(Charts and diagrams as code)
##########

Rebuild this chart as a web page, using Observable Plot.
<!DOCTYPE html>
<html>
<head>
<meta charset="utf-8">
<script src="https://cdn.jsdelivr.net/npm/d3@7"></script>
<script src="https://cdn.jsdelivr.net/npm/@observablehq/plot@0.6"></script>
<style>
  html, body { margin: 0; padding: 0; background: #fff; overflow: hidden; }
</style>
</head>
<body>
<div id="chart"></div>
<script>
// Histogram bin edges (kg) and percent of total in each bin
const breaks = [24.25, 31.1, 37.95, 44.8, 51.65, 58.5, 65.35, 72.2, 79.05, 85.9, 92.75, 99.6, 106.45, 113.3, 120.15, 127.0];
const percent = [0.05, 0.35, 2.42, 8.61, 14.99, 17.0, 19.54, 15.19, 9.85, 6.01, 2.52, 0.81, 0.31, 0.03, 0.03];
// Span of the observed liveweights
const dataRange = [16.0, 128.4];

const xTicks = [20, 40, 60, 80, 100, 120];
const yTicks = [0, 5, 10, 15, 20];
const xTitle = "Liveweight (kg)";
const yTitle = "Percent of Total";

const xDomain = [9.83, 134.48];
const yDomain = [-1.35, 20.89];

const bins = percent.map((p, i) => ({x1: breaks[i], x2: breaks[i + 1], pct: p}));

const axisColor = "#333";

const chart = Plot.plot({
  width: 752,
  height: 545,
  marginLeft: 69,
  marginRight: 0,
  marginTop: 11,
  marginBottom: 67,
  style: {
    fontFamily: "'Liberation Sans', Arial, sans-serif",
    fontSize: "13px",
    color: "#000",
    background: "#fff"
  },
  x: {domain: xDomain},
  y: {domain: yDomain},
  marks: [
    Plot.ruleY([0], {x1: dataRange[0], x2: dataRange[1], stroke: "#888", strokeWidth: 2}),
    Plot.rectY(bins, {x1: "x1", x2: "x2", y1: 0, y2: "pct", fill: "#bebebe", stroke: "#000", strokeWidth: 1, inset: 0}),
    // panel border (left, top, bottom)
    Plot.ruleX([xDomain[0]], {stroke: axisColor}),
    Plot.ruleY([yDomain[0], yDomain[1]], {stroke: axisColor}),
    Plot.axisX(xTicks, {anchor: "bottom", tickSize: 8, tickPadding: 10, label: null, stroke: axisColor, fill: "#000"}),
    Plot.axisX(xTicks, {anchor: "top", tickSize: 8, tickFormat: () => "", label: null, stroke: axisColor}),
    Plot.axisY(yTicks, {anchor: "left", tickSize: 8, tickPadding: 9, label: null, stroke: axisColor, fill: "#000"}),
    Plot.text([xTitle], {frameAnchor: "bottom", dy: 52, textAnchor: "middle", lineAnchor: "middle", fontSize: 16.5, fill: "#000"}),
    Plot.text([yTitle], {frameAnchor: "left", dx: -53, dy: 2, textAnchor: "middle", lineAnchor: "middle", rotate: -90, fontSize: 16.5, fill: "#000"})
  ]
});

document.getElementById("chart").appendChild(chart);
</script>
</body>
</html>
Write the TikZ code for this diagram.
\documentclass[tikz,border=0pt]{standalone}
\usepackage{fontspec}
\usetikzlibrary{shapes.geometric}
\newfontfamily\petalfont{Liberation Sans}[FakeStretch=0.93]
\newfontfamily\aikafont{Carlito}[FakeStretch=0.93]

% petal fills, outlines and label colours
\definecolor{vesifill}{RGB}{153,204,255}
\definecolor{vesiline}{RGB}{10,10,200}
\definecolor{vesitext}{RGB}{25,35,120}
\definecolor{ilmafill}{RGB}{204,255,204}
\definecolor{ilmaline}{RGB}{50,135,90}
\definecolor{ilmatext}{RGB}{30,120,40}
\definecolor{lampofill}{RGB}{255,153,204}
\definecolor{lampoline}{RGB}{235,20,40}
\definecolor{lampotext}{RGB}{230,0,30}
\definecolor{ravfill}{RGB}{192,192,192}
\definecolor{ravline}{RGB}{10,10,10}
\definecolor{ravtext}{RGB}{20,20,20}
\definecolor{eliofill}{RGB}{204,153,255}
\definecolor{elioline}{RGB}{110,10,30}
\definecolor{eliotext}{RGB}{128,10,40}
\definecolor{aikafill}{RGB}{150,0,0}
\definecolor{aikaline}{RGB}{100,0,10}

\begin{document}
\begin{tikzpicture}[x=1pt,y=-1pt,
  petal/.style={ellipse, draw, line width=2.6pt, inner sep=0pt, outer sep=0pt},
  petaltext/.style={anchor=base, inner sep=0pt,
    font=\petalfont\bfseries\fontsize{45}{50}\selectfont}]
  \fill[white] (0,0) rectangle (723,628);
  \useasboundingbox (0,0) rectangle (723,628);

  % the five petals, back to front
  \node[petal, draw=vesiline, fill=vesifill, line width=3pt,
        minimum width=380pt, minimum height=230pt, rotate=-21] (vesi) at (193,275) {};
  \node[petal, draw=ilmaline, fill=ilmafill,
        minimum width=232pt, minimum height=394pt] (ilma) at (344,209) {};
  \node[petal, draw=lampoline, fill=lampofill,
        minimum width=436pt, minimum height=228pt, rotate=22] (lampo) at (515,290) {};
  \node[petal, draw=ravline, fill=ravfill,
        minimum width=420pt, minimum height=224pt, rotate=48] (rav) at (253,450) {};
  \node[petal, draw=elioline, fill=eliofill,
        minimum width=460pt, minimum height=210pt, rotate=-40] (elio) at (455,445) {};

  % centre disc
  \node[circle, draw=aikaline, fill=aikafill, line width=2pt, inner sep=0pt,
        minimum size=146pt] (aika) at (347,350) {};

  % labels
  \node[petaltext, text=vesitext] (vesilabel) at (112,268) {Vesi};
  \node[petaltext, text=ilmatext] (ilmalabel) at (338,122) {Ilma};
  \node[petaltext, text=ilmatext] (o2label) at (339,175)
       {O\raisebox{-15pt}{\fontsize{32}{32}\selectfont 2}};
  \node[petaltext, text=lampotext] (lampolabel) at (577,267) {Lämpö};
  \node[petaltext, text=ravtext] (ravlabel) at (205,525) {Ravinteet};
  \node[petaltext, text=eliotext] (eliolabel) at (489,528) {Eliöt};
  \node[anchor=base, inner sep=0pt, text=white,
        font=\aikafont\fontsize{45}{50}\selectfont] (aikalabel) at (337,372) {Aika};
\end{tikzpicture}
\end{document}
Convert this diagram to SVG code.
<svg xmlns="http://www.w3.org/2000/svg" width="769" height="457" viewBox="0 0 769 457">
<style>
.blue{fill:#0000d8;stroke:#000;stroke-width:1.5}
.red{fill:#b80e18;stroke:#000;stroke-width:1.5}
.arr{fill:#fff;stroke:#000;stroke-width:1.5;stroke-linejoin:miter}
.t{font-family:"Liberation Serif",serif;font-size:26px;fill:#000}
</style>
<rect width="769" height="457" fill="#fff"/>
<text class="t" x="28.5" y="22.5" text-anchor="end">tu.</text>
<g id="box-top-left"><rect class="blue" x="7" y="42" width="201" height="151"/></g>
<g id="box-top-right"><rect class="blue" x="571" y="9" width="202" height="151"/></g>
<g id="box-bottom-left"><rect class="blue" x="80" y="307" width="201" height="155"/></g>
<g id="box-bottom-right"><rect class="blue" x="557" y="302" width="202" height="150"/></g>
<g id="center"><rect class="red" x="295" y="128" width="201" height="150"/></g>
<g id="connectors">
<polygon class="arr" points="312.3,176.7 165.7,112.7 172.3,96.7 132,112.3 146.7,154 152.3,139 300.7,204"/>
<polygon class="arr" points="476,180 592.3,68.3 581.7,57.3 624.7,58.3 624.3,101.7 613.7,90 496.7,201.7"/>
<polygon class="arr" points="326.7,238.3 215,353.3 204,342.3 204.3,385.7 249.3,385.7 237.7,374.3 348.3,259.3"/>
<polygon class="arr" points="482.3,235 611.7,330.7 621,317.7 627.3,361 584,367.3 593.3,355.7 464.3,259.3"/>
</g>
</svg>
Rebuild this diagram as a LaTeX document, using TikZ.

##########

Required task | Print only the lines that run from the start of the listing to the line bearing "const yDomain = [-1.35, 20.89];"; please keep the first line and that last one, exactly as they appear.

Task answer |
Rebuild this chart as a web page, using Observable Plot.
<!DOCTYPE html>
<html>
<head>
<meta charset="utf-8">
<script src="https://cdn.jsdelivr.net/npm/d3@7"></script>
<script src="https://cdn.jsdelivr.net/npm/@observablehq/plot@0.6"></script>
<style>
  html, body { margin: 0; padding: 0; background: #fff; overflow: hidden; }
</style>
</head>
<body>
<div id="chart"></div>
<script>
// Histogram bin edges (kg) and percent of total in each bin
const breaks = [24.25, 31.1, 37.95, 44.8, 51.65, 58.5, 65.35, 72.2, 79.05, 85.9, 92.75, 99.6, 106.45, 113.3, 120.15, 127.0];
const percent = [0.05, 0.35, 2.42, 8.61, 14.99, 17.0, 19.54, 15.19, 9.85, 6.01, 2.52, 0.81, 0.31, 0.03, 0.03];
// Span of the observed liveweights
const dataRange = [16.0, 128.4];

const xTicks = [20, 40, 60, 80, 100, 120];
const yTicks = [0, 5, 10, 15, 20];
const xTitle = "Liveweight (kg)";
const yTitle = "Percent of Total";

const xDomain = [9.83, 134.48];
const yDomain = [-1.35, 20.89];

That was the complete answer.